> **Task inputs**

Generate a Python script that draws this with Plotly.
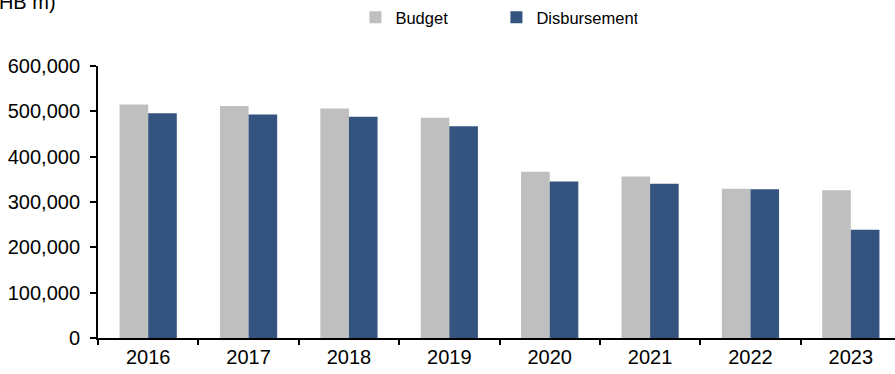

...

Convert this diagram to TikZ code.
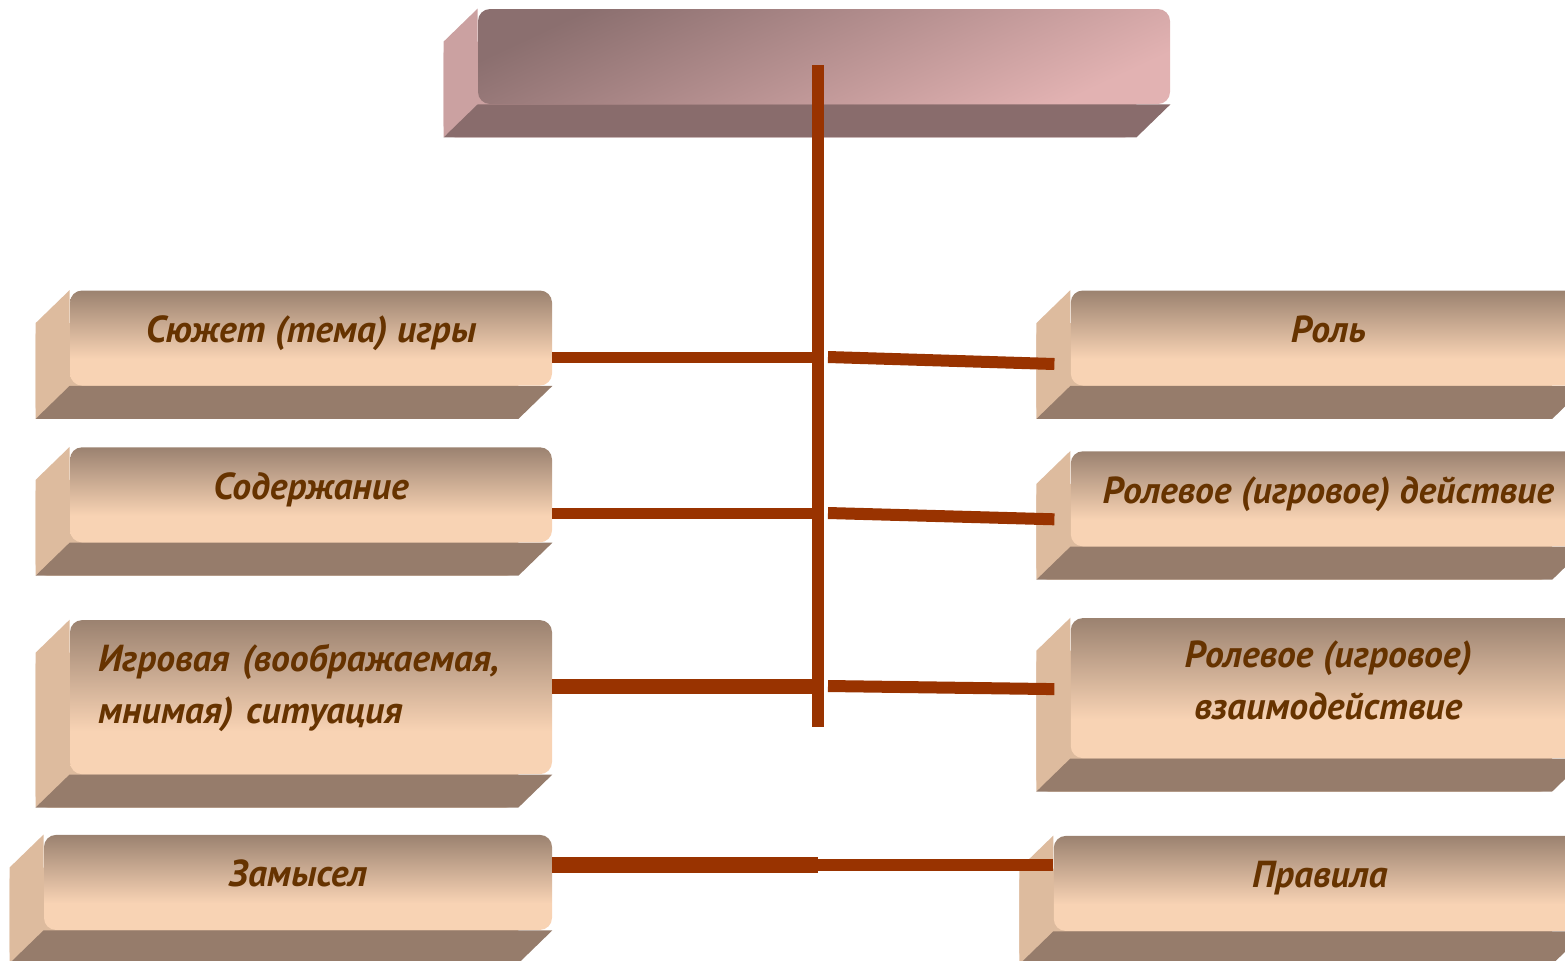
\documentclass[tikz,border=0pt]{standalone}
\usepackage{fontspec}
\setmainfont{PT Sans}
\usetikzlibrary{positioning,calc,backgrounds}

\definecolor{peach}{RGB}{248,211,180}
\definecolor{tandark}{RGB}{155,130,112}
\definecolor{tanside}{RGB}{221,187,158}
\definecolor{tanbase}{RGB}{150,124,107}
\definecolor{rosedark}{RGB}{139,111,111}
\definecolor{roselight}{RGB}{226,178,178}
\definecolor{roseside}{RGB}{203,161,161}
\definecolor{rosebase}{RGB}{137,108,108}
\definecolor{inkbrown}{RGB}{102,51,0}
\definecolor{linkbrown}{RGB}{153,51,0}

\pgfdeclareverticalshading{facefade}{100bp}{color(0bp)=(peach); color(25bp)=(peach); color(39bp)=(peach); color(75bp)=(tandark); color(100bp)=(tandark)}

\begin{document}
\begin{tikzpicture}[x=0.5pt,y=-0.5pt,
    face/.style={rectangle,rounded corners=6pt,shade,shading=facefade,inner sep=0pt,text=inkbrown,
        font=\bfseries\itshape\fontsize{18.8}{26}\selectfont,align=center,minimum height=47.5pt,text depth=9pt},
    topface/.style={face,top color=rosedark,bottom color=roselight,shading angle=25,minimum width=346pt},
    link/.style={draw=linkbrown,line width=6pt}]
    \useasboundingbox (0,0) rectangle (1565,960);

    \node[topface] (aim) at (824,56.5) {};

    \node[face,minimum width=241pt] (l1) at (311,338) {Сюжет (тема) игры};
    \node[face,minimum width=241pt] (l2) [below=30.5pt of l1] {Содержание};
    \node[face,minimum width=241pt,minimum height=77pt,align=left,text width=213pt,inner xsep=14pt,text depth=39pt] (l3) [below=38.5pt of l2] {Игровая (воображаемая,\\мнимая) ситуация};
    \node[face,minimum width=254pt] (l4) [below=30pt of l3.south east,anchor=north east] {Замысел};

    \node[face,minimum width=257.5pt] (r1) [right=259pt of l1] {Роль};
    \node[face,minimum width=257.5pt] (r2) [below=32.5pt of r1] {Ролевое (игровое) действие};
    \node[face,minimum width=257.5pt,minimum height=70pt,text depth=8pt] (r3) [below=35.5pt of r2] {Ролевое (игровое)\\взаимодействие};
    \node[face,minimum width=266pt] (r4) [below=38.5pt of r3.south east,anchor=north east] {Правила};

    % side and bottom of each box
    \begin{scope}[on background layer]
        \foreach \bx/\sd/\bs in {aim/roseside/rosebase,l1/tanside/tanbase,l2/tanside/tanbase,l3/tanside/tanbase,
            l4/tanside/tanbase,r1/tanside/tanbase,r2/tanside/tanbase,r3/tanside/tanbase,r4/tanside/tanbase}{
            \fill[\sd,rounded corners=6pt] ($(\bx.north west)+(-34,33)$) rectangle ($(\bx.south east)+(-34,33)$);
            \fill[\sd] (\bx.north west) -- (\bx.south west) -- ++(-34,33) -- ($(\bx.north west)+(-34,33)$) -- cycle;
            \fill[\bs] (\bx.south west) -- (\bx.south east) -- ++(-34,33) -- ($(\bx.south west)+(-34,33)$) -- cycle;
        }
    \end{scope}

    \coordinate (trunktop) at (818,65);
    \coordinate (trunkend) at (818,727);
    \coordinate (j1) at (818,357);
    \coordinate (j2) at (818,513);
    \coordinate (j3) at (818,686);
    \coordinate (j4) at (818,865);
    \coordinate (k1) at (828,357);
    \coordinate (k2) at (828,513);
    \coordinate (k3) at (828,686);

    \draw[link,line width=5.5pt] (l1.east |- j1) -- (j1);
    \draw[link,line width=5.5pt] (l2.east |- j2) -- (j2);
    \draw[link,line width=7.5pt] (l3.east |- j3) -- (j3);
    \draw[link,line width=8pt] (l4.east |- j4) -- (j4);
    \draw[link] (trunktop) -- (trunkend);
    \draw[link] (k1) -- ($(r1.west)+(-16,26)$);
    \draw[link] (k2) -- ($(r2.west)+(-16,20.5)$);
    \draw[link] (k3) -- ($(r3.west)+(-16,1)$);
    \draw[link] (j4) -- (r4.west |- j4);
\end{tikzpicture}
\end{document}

> **Aim**
Go up to the line with "Convert this diagram to TikZ code." and retype exactly from there through the line with "width=254pt] (l4) [below=30pt". Leave out pictures.

> **Response to this task**
Convert this diagram to TikZ code.
\documentclass[tikz,border=0pt]{standalone}
\usepackage{fontspec}
\setmainfont{PT Sans}
\usetikzlibrary{positioning,calc,backgrounds}

\definecolor{peach}{RGB}{248,211,180}
\definecolor{tandark}{RGB}{155,130,112}
\definecolor{tanside}{RGB}{221,187,158}
\definecolor{tanbase}{RGB}{150,124,107}
\definecolor{rosedark}{RGB}{139,111,111}
\definecolor{roselight}{RGB}{226,178,178}
\definecolor{roseside}{RGB}{203,161,161}
\definecolor{rosebase}{RGB}{137,108,108}
\definecolor{inkbrown}{RGB}{102,51,0}
\definecolor{linkbrown}{RGB}{153,51,0}

\pgfdeclareverticalshading{facefade}{100bp}{color(0bp)=(peach); color(25bp)=(peach); color(39bp)=(peach); color(75bp)=(tandark); color(100bp)=(tandark)}

\begin{document}
\begin{tikzpicture}[x=0.5pt,y=-0.5pt,
    face/.style={rectangle,rounded corners=6pt,shade,shading=facefade,inner sep=0pt,text=inkbrown,
        font=\bfseries\itshape\fontsize{18.8}{26}\selectfont,align=center,minimum height=47.5pt,text depth=9pt},
    topface/.style={face,top color=rosedark,bottom color=roselight,shading angle=25,minimum width=346pt},
    link/.style={draw=linkbrown,line width=6pt}]
    \useasboundingbox (0,0) rectangle (1565,960);

    \node[topface] (aim) at (824,56.5) {};

    \node[face,minimum width=241pt] (l1) at (311,338) {Сюжет (тема) игры};
    \node[face,minimum width=241pt] (l2) [below=30.5pt of l1] {Содержание};
    \node[face,minimum width=241pt,minimum height=77pt,align=left,text width=213pt,inner xsep=14pt,text depth=39pt] (l3) [below=38.5pt of l2] {Игровая (воображаемая,\\мнимая) ситуация};
    \node[face,minimum width=254pt] (l4) [below=30pt of l3.south east,anchor=north east] {Замысел};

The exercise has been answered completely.